When a mother loses her fertility, she’s still a woman, because women are mothers and she’s a mother, and she’ll also be a grandma, and she’ll have a big family sitting with her at the dinner table in her birthdays with plenty of little kids running around that find her wrinkled skin funny and lovable. She’ll die of old age with a smile on her face thinking about each and every one in her numerous family, satisfied because she knows that big, happy family exists because of her. She did it. She won.

My apathy is coming out in weird ways. I’m drinking too much, and when I do see my friends on occasion, I end up getting drunk and angry or sad or both and pushing them away. And with men I date, I feel pressure to make something of the relationship too soon (move in, get married, “I have to have kids in a couple of years”; fun times!). All the while still trying to be the sexpot 25-year-old I thought I was until what seemed like a moment ago.

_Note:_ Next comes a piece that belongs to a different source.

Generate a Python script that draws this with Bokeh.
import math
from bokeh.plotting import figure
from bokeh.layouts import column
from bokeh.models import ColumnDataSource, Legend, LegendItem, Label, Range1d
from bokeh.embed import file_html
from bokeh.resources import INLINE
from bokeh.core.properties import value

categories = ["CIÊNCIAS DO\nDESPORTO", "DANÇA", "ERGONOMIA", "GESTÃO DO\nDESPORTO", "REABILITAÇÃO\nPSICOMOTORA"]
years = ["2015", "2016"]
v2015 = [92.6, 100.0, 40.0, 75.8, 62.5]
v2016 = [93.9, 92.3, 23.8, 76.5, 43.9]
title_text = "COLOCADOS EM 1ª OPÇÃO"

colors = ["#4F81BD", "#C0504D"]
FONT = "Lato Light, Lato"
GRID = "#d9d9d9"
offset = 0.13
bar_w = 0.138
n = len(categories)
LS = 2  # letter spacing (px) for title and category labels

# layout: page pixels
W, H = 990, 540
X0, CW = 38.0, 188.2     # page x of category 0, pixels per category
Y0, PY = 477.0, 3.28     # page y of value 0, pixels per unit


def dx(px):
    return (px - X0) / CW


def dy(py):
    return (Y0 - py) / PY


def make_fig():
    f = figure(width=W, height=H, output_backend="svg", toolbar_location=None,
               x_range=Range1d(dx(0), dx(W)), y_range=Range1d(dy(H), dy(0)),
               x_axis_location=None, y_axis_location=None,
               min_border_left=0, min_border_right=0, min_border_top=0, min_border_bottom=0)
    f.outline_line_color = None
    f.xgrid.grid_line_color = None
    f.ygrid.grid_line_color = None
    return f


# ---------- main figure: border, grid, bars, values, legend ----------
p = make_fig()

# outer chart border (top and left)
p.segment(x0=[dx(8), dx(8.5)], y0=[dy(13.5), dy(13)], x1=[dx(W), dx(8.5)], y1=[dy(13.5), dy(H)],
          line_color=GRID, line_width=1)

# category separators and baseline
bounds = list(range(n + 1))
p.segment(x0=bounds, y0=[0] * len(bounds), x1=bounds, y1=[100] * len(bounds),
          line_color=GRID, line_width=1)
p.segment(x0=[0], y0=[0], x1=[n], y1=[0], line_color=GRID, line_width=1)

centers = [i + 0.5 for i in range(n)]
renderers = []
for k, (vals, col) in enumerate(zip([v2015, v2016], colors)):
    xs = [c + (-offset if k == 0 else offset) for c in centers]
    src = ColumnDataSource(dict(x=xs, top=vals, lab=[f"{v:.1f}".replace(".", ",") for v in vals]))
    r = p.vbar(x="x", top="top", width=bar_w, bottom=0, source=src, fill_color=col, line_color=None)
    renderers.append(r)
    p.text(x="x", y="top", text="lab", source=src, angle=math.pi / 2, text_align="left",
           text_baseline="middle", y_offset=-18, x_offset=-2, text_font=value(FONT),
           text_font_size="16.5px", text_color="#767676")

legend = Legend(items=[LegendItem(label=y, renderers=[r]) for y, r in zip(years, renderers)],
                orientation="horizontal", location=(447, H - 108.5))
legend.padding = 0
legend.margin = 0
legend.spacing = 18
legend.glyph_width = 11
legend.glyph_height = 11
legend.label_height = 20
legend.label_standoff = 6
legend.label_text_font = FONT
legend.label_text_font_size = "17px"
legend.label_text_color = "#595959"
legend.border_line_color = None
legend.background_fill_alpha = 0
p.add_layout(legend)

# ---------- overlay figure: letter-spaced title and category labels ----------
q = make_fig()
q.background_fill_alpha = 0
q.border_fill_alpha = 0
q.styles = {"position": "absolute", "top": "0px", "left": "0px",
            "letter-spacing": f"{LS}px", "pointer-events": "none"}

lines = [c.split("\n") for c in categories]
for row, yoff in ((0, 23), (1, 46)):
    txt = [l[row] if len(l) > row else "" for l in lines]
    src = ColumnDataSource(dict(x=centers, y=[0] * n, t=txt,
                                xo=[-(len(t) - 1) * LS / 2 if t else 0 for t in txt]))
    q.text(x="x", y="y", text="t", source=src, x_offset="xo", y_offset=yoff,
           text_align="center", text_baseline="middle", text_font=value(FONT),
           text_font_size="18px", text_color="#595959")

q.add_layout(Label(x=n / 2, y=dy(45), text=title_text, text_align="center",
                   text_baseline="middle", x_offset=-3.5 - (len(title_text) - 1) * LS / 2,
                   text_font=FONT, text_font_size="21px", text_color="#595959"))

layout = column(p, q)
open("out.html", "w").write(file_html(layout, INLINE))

In a couple of years she’ll be 37. Is she trying to produce Down Syndrome monsters? She should have had kids 20 years ago.

I used to think I was the one who had it all figured out. Adventurous life in the city! Traveling the world! Making memories! Now I feel incredibly hollow. And foolish. How can I make a future for myself that I can get excited about out of these wasted years? What reserves or identity can I draw from when I feel like I’ve accrued nothing up to this point with my life choices?

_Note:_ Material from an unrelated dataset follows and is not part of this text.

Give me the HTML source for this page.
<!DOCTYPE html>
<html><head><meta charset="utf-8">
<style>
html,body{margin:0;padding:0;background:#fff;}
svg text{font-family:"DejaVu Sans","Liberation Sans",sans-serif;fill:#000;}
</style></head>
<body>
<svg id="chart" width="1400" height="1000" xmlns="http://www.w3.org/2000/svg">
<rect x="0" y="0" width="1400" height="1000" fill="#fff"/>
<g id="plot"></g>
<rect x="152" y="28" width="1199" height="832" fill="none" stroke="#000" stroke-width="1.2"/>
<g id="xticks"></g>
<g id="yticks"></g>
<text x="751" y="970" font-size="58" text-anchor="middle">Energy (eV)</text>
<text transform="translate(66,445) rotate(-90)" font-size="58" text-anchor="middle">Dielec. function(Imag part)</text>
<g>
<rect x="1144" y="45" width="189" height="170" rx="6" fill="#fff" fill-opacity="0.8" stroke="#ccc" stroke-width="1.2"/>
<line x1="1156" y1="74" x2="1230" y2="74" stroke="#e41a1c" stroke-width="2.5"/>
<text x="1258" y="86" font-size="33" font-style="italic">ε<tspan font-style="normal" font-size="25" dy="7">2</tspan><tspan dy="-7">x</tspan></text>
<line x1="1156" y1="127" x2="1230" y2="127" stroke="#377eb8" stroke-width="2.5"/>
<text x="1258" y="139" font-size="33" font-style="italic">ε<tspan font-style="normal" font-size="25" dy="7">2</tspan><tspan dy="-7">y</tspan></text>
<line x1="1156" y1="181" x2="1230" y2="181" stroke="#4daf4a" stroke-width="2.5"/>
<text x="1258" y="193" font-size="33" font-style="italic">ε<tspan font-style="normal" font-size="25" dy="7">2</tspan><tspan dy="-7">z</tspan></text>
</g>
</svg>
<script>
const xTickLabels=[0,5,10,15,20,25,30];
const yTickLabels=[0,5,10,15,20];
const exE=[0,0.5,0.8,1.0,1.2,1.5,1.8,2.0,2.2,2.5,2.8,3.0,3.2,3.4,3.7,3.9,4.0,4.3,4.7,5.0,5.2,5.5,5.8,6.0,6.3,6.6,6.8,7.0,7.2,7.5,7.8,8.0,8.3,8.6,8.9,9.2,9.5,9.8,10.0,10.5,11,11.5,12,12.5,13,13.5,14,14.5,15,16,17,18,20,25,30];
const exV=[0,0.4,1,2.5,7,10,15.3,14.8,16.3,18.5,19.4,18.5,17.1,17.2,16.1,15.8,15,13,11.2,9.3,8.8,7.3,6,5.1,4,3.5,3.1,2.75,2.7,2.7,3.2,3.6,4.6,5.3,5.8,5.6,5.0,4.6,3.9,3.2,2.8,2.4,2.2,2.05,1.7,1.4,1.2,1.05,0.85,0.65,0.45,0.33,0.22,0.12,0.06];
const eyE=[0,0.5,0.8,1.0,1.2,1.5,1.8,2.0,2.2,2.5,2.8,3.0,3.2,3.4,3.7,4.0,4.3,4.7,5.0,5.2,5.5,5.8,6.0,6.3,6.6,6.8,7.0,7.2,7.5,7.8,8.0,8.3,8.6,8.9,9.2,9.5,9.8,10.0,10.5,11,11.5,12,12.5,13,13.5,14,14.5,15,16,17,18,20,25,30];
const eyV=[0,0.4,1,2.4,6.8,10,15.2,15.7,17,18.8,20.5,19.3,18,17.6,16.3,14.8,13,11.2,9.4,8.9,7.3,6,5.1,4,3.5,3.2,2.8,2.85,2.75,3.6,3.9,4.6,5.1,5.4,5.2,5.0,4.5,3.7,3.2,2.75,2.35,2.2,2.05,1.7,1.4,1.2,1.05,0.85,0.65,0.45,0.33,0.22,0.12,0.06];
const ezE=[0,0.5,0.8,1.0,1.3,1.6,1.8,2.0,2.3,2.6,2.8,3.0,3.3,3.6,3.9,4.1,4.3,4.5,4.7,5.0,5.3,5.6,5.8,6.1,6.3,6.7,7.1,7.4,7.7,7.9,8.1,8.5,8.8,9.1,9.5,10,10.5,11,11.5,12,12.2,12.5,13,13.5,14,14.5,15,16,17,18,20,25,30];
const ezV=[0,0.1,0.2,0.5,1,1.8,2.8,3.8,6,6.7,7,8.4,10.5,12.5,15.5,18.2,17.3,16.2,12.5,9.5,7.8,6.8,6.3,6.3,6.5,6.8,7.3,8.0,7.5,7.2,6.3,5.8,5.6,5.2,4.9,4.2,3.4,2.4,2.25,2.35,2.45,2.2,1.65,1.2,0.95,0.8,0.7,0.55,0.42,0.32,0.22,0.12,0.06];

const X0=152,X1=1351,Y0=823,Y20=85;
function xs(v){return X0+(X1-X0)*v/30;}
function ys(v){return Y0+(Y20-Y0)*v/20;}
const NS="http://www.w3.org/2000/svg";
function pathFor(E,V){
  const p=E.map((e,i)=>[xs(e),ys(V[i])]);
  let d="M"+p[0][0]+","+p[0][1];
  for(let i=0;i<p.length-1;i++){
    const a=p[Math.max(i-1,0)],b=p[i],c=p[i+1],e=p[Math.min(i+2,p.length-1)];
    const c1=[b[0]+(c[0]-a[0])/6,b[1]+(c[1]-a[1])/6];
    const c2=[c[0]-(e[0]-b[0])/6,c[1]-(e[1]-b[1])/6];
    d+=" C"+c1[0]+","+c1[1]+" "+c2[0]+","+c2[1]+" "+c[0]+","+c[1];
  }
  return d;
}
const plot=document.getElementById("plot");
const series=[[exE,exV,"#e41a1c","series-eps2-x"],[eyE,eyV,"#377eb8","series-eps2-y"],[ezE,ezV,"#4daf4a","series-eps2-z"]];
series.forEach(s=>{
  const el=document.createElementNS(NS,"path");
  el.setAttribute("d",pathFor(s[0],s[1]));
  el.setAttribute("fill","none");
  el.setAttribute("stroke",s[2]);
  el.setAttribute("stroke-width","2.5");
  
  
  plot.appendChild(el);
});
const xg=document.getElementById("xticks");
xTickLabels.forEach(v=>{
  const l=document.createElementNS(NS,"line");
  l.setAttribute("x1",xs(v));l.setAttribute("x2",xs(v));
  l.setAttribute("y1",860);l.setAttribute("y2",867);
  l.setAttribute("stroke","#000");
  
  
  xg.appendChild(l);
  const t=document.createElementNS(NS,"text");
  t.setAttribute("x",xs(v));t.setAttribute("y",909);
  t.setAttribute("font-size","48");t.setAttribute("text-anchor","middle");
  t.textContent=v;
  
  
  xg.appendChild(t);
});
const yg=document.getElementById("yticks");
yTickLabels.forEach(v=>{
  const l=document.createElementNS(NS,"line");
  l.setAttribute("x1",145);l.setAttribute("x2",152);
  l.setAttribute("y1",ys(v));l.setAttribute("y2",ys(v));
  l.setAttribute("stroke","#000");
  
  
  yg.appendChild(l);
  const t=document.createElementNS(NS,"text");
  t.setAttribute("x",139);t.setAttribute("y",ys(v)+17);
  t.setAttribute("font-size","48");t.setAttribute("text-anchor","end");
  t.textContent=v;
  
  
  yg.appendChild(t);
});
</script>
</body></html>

What women think they want is not what’s good for them in the long term. We’ve done a disservice to them by letting them vote and treating them like equals. It makes them miserable.

Reported female happiness has dropped significantly below reported male happiness during all of these Jewish “liberations.”

Why are we making women suffer instead of keeping them chained, naked, and preferably inside a kitchen?

Cages work too.

Don’t forget to tape her mouth shut when you finish using it.

The columnist Heather Havrilesky then gives this poor slut a convoluted Jewish answer, which is quite long and boring.

These are the highlights:

Age 35 is not an expiration date on your beauty or your worth. It doesn’t matter if every single human alive believes this. It’s your job to cast this notion out forever.

If you want to build a life with a partner, and have a more satisfying career, and maybe have children, you need to treat yourself like a treasured child starting today.

Yeah, now that she’s 35 she should act like she’s a princess and pretend to be a child. Makes sense.

Learn to treat yourself the way a loving older parent would. Tell yourself: This reckoning serves a purpose. Your traveling served a purpose. Your moving served a purpose. You’re sitting on a pile of gold that you earned through your own hard work, you just can’t see it yet. You can’t see it because you’re blinded by your shame.

The poor slut is aware that all of that served a purpose, Heather. She wrote to you to complain about that purpose.

If you look at it from the correct angle, you can almost feel sorry for these soulless, bloodsucking monsters called “women.” You gotta watch that.